He'd been a solid character actor for years - bartending in Manhattan between gigs, doing Broadway, playing hired muscle in True Romance - when HBO came looking for someone to carry a mob drama. A casting director spotted him in that True Romance clip and brought him in to read for Tony Soprano. Whatever happened in that room convinced David Chase that nobody else could do it. The Sopranos debuted in 1999 and changed what television was allowed to be. Three Emmys, five SAG Awards, one Golden Globe, and a character so fully inhabited that Chase has said there would be no show without him.
The HBO contract dispute in 2003 tells you everything about where he stood. He was making $400,000 an episode, sued HBO for breach of contract, and HBO came back with a $100 million countersuit against him. They eventually settled at around a million an episode, and after the dust cleared, he cut $33,000 checks to every supporting cast member out of his own pocket. The reputation he left behind is massive: Tony Soprano gets credit for kicking off the prestige TV antihero era, and the character consistently ranks as one of the most complex in television history.
He described himself as a "260-pound Woody Allen," which is funnier and more accurate than anything a critic wrote about the real James Gandolfini. The man who played one of television's most terrifying figures was famously soft-spoken and generous off set. He got a Tony Award nomination for Best Actor in a Play in 2009 for God of Carnage on Broadway, proving he could hold a stage live too. The Sopranos era wasn't pretty for him personally - a 2002 divorce filing detailed serious substance problems - but he stayed in the work until the end.

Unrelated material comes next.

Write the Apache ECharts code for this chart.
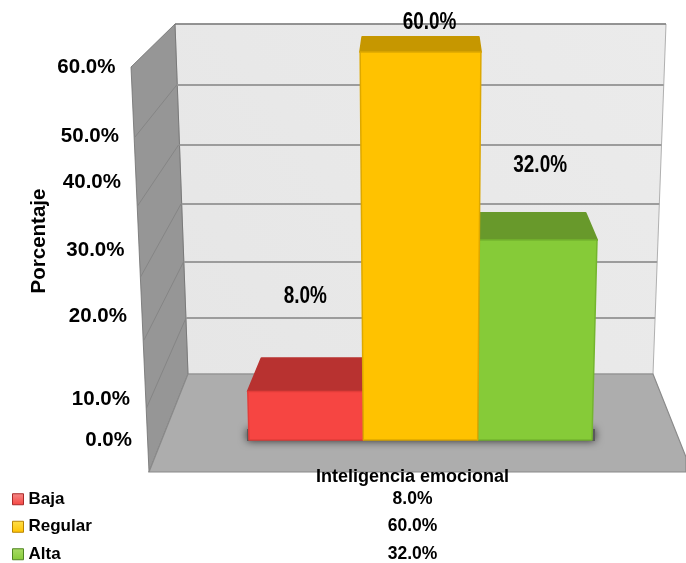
<!DOCTYPE html>
<html>
<head>
<meta charset="utf-8">
<title>Inteligencia emocional</title>
<style>html,body{margin:0;padding:0;background:#fff}#chart{width:686px;height:563px}</style>
<script src="https://cdn.jsdelivr.net/npm/echarts@6/dist/echarts.min.js"></script>
</head>
<body>
<div id="chart"></div>
<script>
// Values
const categories = ['Inteligencia emocional'];
const seriesNames = ['Baja', 'Regular', 'Alta'];
const seriesValues = [8.0, 60.0, 32.0];
const yTicks = [0, 10, 20, 30, 40, 50, 60];

// Styling per series
const faceColors = ['#F64542', '#FFC200', '#86CB38'];
const faceEdges = ['#E23C39', '#DDA800', '#74B52E'];
const topColors = ['#B83230', '#C69700', '#68992B'];
const iconLight = ['#F58A88', '#FFE04A', '#A9DC66'];
const iconDark = ['#A82A29', '#B98400', '#4F8522'];

// Layout offsets
const labelShift = [[0, -95.5], [9, -29.5], [2, -75]];
const tableRows = [499.5, 526.5, 554];
const tickRight = [132, 130, 127, 124.5, 121, 119, 115.5];
const tickShift = [0.5, 24.2, 5.8, 4.5, 0.9, 19.8, 15.2];
const wallLevels = [85, 145, 204, 262, 318];
const sideLevels = [[176.7, 85, 135, 137], [178.5, 145, 137.5, 206], [181, 204, 140.5, 277], [183.5, 262, 144, 340], [186, 318, 146.5, 408]];

// Perspective of the drawing: scale squeezes toward the floor, faces lean to the centre
const GRID_TOP = 52, GRID_BASE = 440, VANISH_X = 420;
function sag(py) {
  const t = (GRID_BASE - py) / (GRID_BASE - GRID_TOP);
  return py + 27.7 * t * (1 - t);
}
function lean(x, py) {
  return VANISH_X + (x - VANISH_X) * (1 + 0.000145 * (GRID_BASE - py));
}

function renderBar(params, api) {
  const i = params.seriesIndex;
  const value = api.value(1);
  const base = api.coord([0, 0]);
  const top = api.coord([0, value]);
  const band = api.size([1, 0])[0];
  const left = base[0] - band / 2 + i * band / 3;
  const right = left + band / 3;
  const topY = sag(top[1]);
  const t = value / 60;
  const depth = 34 - 19 * Math.pow(t, 1.6);
  const fl = lean(left, topY), fr = lean(right, topY);
  const back = x => x + (VANISH_X - x) * 0.0024 * depth;
  return {
    type: 'group',
    children: [
      {
        type: 'polygon',
        shape: { points: [[fl, topY], [fr, topY], [back(fr), topY - depth], [back(fl), topY - depth]] },
        style: { fill: topColors[i], stroke: topColors[i], lineWidth: 2, lineJoin: 'round' }
      },
      {
        type: 'polygon',
        shape: { points: [[fl, topY], [fr, topY], [right, GRID_BASE], [left, GRID_BASE]] },
        style: { fill: faceColors[i], stroke: faceEdges[i], lineWidth: 1.5, lineJoin: 'round' }
      },
      {
        type: 'text',
        x: (fl + fr) / 2 + labelShift[i][0],
        y: topY + labelShift[i][1],
        scaleX: 0.79,
        style: {
          text: value.toFixed(1) + '%',
          font: 'bold 24px "Liberation Sans"',
          fill: '#000',
          align: 'center',
          verticalAlign: 'middle'
        }
      },
      {
        type: 'text',
        x: base[0] - 8,
        y: tableRows[i],
        style: {
          text: value.toFixed(1) + '%',
          font: 'bold 17.5px "Liberation Sans"',
          fill: '#000',
          align: 'center',
          verticalAlign: 'middle'
        }
      }
    ]
  };
}

function renderTick(params, api) {
  const i = params.dataIndex;
  const v = api.value(1);
  return {
    type: 'text',
    x: tickRight[i],
    y: api.coord([0, v])[1] + tickShift[i],
    style: {
      text: v.toFixed(1) + '%',
      font: 'bold 20.5px "Liberation Sans"',
      fill: '#000',
      align: 'right',
      verticalAlign: 'middle'
    }
  };
}

// Room: back wall, side wall, floor and the shadow under the bars
const backEdge = y => (y - 24) * 13 / 350;
const room = [
  { type: 'polygon', z: 0, shape: { points: [[175, 24], [666, 24], [653, 374], [188, 374]] },
    style: { fill: new echarts.graphic.LinearGradient(1, 0, 0, 1, [{ offset: 0, color: '#EBEBEB' }, { offset: 1, color: '#E6E6E6' }]), stroke: '#B0B0B0', lineWidth: 1 } },
  { type: 'line', z: 0, shape: { x1: 175, y1: 24, x2: 666, y2: 24 }, style: { stroke: '#7E7E7E', lineWidth: 1.5 } },
  { type: 'polygon', z: 0, shape: { points: [[175, 24], [188, 374], [149, 472], [131, 67]] },
    style: { fill: '#969696', stroke: '#6E6E6E', lineWidth: 0.8 } },
  { type: 'polygon', z: 0, shape: { points: [[188, 374], [653, 374], [686, 457], [686, 472], [149, 472]] },
    style: { fill: '#ADADAD', stroke: '#8A8A8A', lineWidth: 1.2 } },
  { type: 'rect', z: 0, shape: { x: 247, y: 429, width: 348, height: 12 },
    style: { fill: '#5A5A5A', shadowBlur: 9, shadowColor: '#2E2E2E' } }
];
wallLevels.forEach(y => room.push({
  type: 'line', z: 0,
  shape: { x1: 175 + backEdge(y), y1: y, x2: 666 - backEdge(y), y2: y },
  style: { stroke: '#9C9C9C', lineWidth: 2 }
}));
sideLevels.forEach(s => room.push({
  type: 'line', z: 0,
  shape: { x1: s[0], y1: s[1], x2: s[2], y2: s[3] },
  style: { stroke: '#858585', lineWidth: 1 }
}));

const chart = echarts.init(document.getElementById('chart'), null, { renderer: 'canvas' });
chart.setOption({
  animation: false,
  backgroundColor: '#fff',
  graphic: { elements: room },
  grid: { left: 249, right: 94, top: GRID_TOP, bottom: 563 - GRID_BASE, containLabel: false },
  legend: {
    orient: 'vertical',
    left: 12,
    top: 489.5,
    height: 90,
    padding: 0,
    icon: 'rect',
    itemWidth: 11,
    itemHeight: 11,
    itemGap: 8,
    selectedMode: false,
    textStyle: { fontFamily: 'Liberation Sans', fontWeight: 'bold', fontSize: 17, lineHeight: 19.5, color: '#000' },
    data: seriesNames.map((name, i) => ({
      name,
      itemStyle: {
        color: new echarts.graphic.LinearGradient(0, 0, 0, 1, [{ offset: 0, color: iconLight[i] }, { offset: 1, color: faceColors[i] }]),
        borderColor: iconDark[i],
        borderWidth: 1
      }
    }))
  },
  xAxis: {
    type: 'category',
    data: categories,
    axisLine: { show: false },
    axisTick: { show: false },
    axisLabel: {
      margin: 28,
      interval: 0,
      color: '#000',
      fontFamily: 'Liberation Sans',
      fontWeight: 'bold',
      fontSize: 18,
      padding: [0, 16, 0, 0]
    }
  },
  yAxis: {
    type: 'value',
    min: 0,
    max: 60,
    interval: 10,
    name: 'Porcentaje',
    nameLocation: 'middle',
    nameGap: 199,
    nameTextStyle: { fontFamily: 'Liberation Sans', fontWeight: 'bold', fontSize: 20.5, color: '#000', padding: [0, 0, 0, 10] },
    axisLine: { show: false },
    axisTick: { show: false },
    axisLabel: { show: false },
    splitLine: { show: false }
  },
  series: seriesNames.map((name, i) => ({
    type: 'custom',
    name,
    z: name === 'Regular' ? 4 : 3,
    itemStyle: { color: faceColors[i] },
    encode: { x: 0, y: 1 },
    data: [[0, seriesValues[i]]],
    renderItem: renderBar,
    silent: true
  })).concat([{
    type: 'custom',
    name: 'Escala',
    z: 5,
    encode: { x: 0, y: 1 },
    data: yTicks.map(v => [0, v]),
    renderItem: renderTick,
    silent: true
  }])
});
</script>
</body>
</html>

He died June 19, 2013, in Rome, where his teenage son Michael found him collapsed in their hotel bathroom - a heart attack at 51. The funeral at the Cathedral Church of St. John the Divine drew Edie Falco, Lorraine Bracco, Michael Imperioli, and Steve Buscemi. HBO released a tribute documentary that December. Spike Jonze dedicated his Academy Award-winning Her to him. His hometown of Park Ridge, NJ officially named a street James Gandolfini Way before the year was out.